*Exercise goal*. Omit all pictures, then retype the data exactly as given.

*Data block*.
----------

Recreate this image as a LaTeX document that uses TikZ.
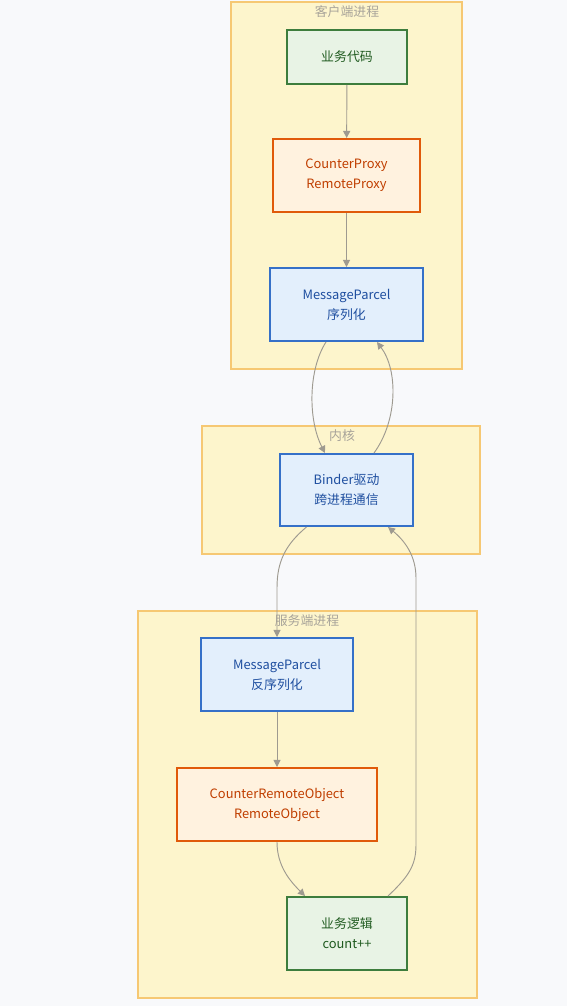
\documentclass[tikz,border=0pt]{standalone}
\usepackage{fontspec}
\setmainfont{Noto Sans CJK SC}
\usetikzlibrary{arrows.meta,calc}

\definecolor{pagebg}{HTML}{F8F9FB}
\definecolor{clusterfill}{HTML}{FDF5CC}
\definecolor{clusterline}{HTML}{F6C873}
\definecolor{clustertext}{HTML}{A8A49A}
\definecolor{greenline}{HTML}{3D7D3D}
\definecolor{greenfill}{HTML}{E8F3E5}
\definecolor{greentext}{HTML}{1F5A1F}
\definecolor{orangeline}{HTML}{E05A0A}
\definecolor{orangefill}{HTML}{FFF2DF}
\definecolor{orangetext}{HTML}{C03E00}
\definecolor{blueline}{HTML}{3570C8}
\definecolor{bluefill}{HTML}{E3EFFC}
\definecolor{bluetext}{HTML}{1F4FA0}
\definecolor{edgegray}{HTML}{9E9A90}

\begin{document}
\begin{tikzpicture}[
  x=0.03cm,y=-0.03cm,
  cluster/.style={draw=clusterline,fill=clusterfill,line width=0.9pt},
  clustertitle/.style={font=\fontsize{11}{13}\selectfont,text=clustertext},
  box/.style={draw,line width=1.7pt,align=center,inner sep=0pt,
    font=\fontsize{11}{17}\selectfont},
  greenbox/.style={box,draw=greenline,fill=greenfill,text=greentext},
  orangebox/.style={box,draw=orangeline,fill=orangefill,text=orangetext},
  bluebox/.style={box,draw=blueline,fill=bluefill,text=bluetext},
  link/.style={draw=edgegray,line width=0.8pt,-{Triangle[length=6pt,width=6pt]}},
]

% background
\fill[pagebg] (0,0) rectangle (567,1006);

% Client process
\draw[cluster] (231,2) rectangle (462,369);
\node[clustertitle] (clienttitle) at (347,12) {客户端进程};
\node[greenbox,minimum width=3.6cm,minimum height=1.62cm] (bizcode) at (347,57) {业务代码};
\node[orangebox,minimum width=4.41cm,minimum height=2.19cm] (proxy) at (346.5,175.5) {CounterProxy\\RemoteProxy};
\node[bluebox,minimum width=4.59cm,minimum height=2.19cm] (parcelout) at (346.5,304.5) {MessageParcel\\序列化};

% Kernel
\draw[cluster] (202,426) rectangle (480,554);
\node[clustertitle] (kerneltitle) at (342,436) {内核};
\node[bluebox,minimum width=3.99cm,minimum height=2.16cm] (binder) at (346.5,490) {Binder驱动\\跨进程通信};

% Server process
\draw[cluster] (138,611) rectangle (477,998);
\node[clustertitle] (servertitle) at (307,621) {服务端进程};
\node[bluebox,minimum width=4.56cm,minimum height=2.19cm] (parcelin) at (277,674.5) {MessageParcel\\反序列化};
\node[orangebox,minimum width=6cm,minimum height=2.19cm] (remoteobj) at (277,804.5) {CounterRemoteObject\\RemoteObject};
\node[greenbox,minimum width=3.6cm,minimum height=2.19cm] (logic) at (347,933.5) {业务逻辑\\count++};

% links
\draw[link] (bizcode) -- (proxy);
\draw[link] (proxy) -- (parcelout);
\draw[link] ($(parcelout.south)+(-20.5,0)$) .. controls (308,370) and (308,420) .. ($(binder.north)+(-21.5,0)$);
\draw[link] ($(binder.north)+(27.5,0)$) .. controls (398,420) and (398,370) .. ($(parcelout.south)+(30.5,0)$);
\draw[link] ($(binder.south)+(-40,0)$) .. controls (285,545) and (277,562) .. (277,588) -- (parcelin.north);
\draw[link] (parcelin) -- (remoteobj);
\draw[link] (remoteobj.south) .. controls (277,866) and (290,881) .. ($(logic.north)+(-42,0)$);
\draw[link] ($(logic.north)+(41,0)$) .. controls (408,877) and (416,866) .. (416,845)
  -- (416,578) .. controls (416,556) and (405,541) .. ($(binder.south)+(41.5,0)$);

\end{tikzpicture}
\end{document}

----------

*Complete output*.
Recreate this image as a LaTeX document that uses TikZ.
\documentclass[tikz,border=0pt]{standalone}
\usepackage{fontspec}
\setmainfont{Noto Sans CJK SC}
\usetikzlibrary{arrows.meta,calc}

\definecolor{pagebg}{HTML}{F8F9FB}
\definecolor{clusterfill}{HTML}{FDF5CC}
\definecolor{clusterline}{HTML}{F6C873}
\definecolor{clustertext}{HTML}{A8A49A}
\definecolor{greenline}{HTML}{3D7D3D}
\definecolor{greenfill}{HTML}{E8F3E5}
\definecolor{greentext}{HTML}{1F5A1F}
\definecolor{orangeline}{HTML}{E05A0A}
\definecolor{orangefill}{HTML}{FFF2DF}
\definecolor{orangetext}{HTML}{C03E00}
\definecolor{blueline}{HTML}{3570C8}
\definecolor{bluefill}{HTML}{E3EFFC}
\definecolor{bluetext}{HTML}{1F4FA0}
\definecolor{edgegray}{HTML}{9E9A90}

\begin{document}
\begin{tikzpicture}[
  x=0.03cm,y=-0.03cm,
  cluster/.style={draw=clusterline,fill=clusterfill,line width=0.9pt},
  clustertitle/.style={font=\fontsize{11}{13}\selectfont,text=clustertext},
  box/.style={draw,line width=1.7pt,align=center,inner sep=0pt,
    font=\fontsize{11}{17}\selectfont},
  greenbox/.style={box,draw=greenline,fill=greenfill,text=greentext},
  orangebox/.style={box,draw=orangeline,fill=orangefill,text=orangetext},
  bluebox/.style={box,draw=blueline,fill=bluefill,text=bluetext},
  link/.style={draw=edgegray,line width=0.8pt,-{Triangle[length=6pt,width=6pt]}},
]

% background
\fill[pagebg] (0,0) rectangle (567,1006);

% Client process
\draw[cluster] (231,2) rectangle (462,369);
\node[clustertitle] (clienttitle) at (347,12) {客户端进程};
\node[greenbox,minimum width=3.6cm,minimum height=1.62cm] (bizcode) at (347,57) {业务代码};
\node[orangebox,minimum width=4.41cm,minimum height=2.19cm] (proxy) at (346.5,175.5) {CounterProxy\\RemoteProxy};
\node[bluebox,minimum width=4.59cm,minimum height=2.19cm] (parcelout) at (346.5,304.5) {MessageParcel\\序列化};

% Kernel
\draw[cluster] (202,426) rectangle (480,554);
\node[clustertitle] (kerneltitle) at (342,436) {内核};
\node[bluebox,minimum width=3.99cm,minimum height=2.16cm] (binder) at (346.5,490) {Binder驱动\\跨进程通信};

% Server process
\draw[cluster] (138,611) rectangle (477,998);
\node[clustertitle] (servertitle) at (307,621) {服务端进程};
\node[bluebox,minimum width=4.56cm,minimum height=2.19cm] (parcelin) at (277,674.5) {MessageParcel\\反序列化};
\node[orangebox,minimum width=6cm,minimum height=2.19cm] (remoteobj) at (277,804.5) {CounterRemoteObject\\RemoteObject};
\node[greenbox,minimum width=3.6cm,minimum height=2.19cm] (logic) at (347,933.5) {业务逻辑\\count++};

% links
\draw[link] (bizcode) -- (proxy);
\draw[link] (proxy) -- (parcelout);
\draw[link] ($(parcelout.south)+(-20.5,0)$) .. controls (308,370) and (308,420) .. ($(binder.north)+(-21.5,0)$);
\draw[link] ($(binder.north)+(27.5,0)$) .. controls (398,420) and (398,370) .. ($(parcelout.south)+(30.5,0)$);
\draw[link] ($(binder.south)+(-40,0)$) .. controls (285,545) and (277,562) .. (277,588) -- (parcelin.north);
\draw[link] (parcelin) -- (remoteobj);
\draw[link] (remoteobj.south) .. controls (277,866) and (290,881) .. ($(logic.north)+(-42,0)$);
\draw[link] ($(logic.north)+(41,0)$) .. controls (408,877) and (416,866) .. (416,845)
  -- (416,578) .. controls (416,556) and (405,541) .. ($(binder.south)+(41.5,0)$);

\end{tikzpicture}
\end{document}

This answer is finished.